Will Cellulosic Biofuels Always Be 5 Years Away?

With the House and the Senate moving slowly towards conference on a comprehensive energy bill, this week NRDC and a group of other environmental organizations sent a letter around both chambers calling for environmental protections and performance standards as part of any expanded biofuels mandate.

As things stand now, the Senate has adopted a 36 billion gallon mandate for 2022 of which 15 billion can be "conventional biofuels," which must provide at least a 20 percent reduction in greenhouse gas emissions, and the rest must be "advanced biofuels," which can be just about anything other than corn ethanol and is mostly thought to come from cellulosic feedstocks. The House didn't adopt an expanded renewable fuel standard, so we're arguing that if anything is to come out of conference it needs to be much more protective to avoid unintended consequences and much more demanding so that biofuels start delivering on their environmental promise.

The current renewable fuel standard requires 250 million gallons of cellulosic biofuels by 2013 and due to a loophole that allows corn ethanol refined using renewable energy to count as cellulosic even this mandate may not drive much in the market. (Note that processing corn with renewable energy is a really good thing to do, but it doesn't drive the cellulosic technologies forward.) So this begs the question that I get asked all the time, will cellulosic biofuels be ready or will they always be 5 years away.

Tom Philpott, writing for the Gristmill here, and Robert Rapier, on his R-Squared Energy Blog here, both look at a recent USDA study and draw the conclusion that whenever it happens, cellulosic biofuels are a long way away. I would argue that: a) they're putting too much stock in USDA's opinion; b) while it's impossible to know when cellulosic biofuels will be economic, events over the last 2 years provide good reason for optimism; and c) even if someone has a technology that can be economically competitive with corn ethanol and gasoline in their lab today, it could easily take 5 years before there would be rapid deployments of the technology and 10 years before cellulosic biofuels is being produced on a scale that compares to corn ethanol let alone gasoline.  Let's look at each of these in turn.

Philpott points to USDA's cellulosic R&D funding and in particular their support of the joint DOE/USDA Biomass Research and Development Initiative as evidence that "the USDA's analysts should know something about the prospects for mass production of cellulosic ethanol." Actually the funding for the BRDI only started in earnest in 2002 and DOE has basically always covered USDA's half of the dollar's given out. USDA's funding of cellulosic biofuels has always been thin and poorly managed.
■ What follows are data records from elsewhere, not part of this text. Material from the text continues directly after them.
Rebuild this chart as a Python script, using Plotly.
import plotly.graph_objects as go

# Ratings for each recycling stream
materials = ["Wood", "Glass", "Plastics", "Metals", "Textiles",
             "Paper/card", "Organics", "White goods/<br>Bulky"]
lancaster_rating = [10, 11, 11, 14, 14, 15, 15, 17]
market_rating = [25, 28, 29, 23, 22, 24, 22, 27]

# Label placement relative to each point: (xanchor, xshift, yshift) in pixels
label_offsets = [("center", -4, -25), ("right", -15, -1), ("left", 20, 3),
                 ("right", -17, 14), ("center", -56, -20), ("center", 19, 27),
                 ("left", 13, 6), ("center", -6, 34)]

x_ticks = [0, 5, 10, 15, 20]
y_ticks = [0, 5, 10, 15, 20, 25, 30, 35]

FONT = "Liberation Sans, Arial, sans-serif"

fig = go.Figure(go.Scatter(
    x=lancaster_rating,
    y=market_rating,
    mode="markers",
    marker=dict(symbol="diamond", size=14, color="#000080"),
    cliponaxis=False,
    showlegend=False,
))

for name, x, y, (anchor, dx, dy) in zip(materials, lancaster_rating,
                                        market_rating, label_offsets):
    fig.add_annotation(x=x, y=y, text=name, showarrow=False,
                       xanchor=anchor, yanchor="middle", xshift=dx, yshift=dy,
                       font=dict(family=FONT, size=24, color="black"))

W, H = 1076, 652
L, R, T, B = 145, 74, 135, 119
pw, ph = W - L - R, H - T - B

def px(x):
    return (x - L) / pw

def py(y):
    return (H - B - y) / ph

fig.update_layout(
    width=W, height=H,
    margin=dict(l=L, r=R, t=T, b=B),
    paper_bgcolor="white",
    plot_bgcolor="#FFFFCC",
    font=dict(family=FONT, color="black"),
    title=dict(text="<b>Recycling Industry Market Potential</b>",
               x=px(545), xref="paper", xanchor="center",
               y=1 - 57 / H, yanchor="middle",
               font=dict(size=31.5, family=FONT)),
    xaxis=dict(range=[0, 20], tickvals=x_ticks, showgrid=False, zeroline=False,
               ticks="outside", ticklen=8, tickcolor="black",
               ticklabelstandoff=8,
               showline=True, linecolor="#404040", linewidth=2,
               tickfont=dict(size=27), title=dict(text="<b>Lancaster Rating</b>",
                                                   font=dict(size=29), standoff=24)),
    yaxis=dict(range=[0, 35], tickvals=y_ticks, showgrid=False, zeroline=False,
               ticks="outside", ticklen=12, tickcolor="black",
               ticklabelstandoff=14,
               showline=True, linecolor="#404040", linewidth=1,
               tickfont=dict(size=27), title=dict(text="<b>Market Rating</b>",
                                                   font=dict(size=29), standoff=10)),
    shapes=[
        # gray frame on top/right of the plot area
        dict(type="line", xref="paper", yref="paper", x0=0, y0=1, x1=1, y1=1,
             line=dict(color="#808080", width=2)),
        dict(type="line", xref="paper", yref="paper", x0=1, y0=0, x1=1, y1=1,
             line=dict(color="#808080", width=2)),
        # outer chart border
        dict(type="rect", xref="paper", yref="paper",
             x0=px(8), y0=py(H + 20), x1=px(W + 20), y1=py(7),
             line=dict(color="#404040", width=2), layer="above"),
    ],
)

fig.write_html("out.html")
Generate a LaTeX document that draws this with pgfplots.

That may be finally changing, but I wouldn't give their analysts any particular deference on the status of cellulosic technology.

This is doubly true given how the development of the technology has changed so dramatically in the last 2 years. When I first started looking at biofuels in 2002, all of the cutting edge expertise was in academia and the national energy labs. You could talk these experts and they would tell you where the technology stood. Over the last 2 years, all of the cutting edge research has moved into the private sector and is proprietary. So while it's now much harder to know where things stand, we know that a lot of investor dollars are being bet on near-term commercialization (if anyone has a good round up of how much, I'd love to see it) and the research is being driven by much stricter taskmasters, namely venture capitalists and private investors.

Combine this with the very impressive number of projects the were proposed in response to New York's funding solicitation for two pilot projects and DOE's solicitation for six small commercial scale project, and it's hard not to believe that things are moving along quickly. Both of these solicitations required significant private sector flesh in the game and a lot of big names responded.

But it's my understanding that none of these projects will come on line until 2010. Assuming a few of them perform very well, they could be expanded, but it's really the second generation plant that investors will consider a potential cook-cutter model. Being optimistic, let's assume that we go into 2013 with three different technologies that can compete with corn ethanol or gasoline each with an operating, second generation plant of about 50 million gallon per year capacity. Even if the technologies are so promising that orders for more are actually placed in 2012, how fast will capital and engineering capacity flow into the sector and how long will siting and permitting lead times be? One billion gallons of capacity by 2016 seems reasonable to me assuming we have at least one clear success on line by 2010. Three billion would be absolutely fantastic. That would assume that as of 2013, the cellulosic industry grows as fast as the corn ethanol industry grew from middle of 2006 to middle of 2007.

But for this sort of takeoff to be possible (from the current private sector race to the engineering and capital, to the distribution and demand infrastructure), there's got to be a strong market demand. That's going to take policy mandates (see this fact sheet for our preferred policy package.) and corn is going to play an important role under any plausible transition. That's part of why we need the environmental safeguards and performance standards. (Also there's no guarantee that cellulosic technologies will be developed in a way that's good for the environment without them.) But it's a risk. Philpott and Rapier make their doubts that cellulosic technology will prove out soon very clear. I'm an avowed optimist. But as Rapier notes, we need cellulosic biofuels or some low-carbon transportation energy option and I would add that we need it soon and that we need more than one of them.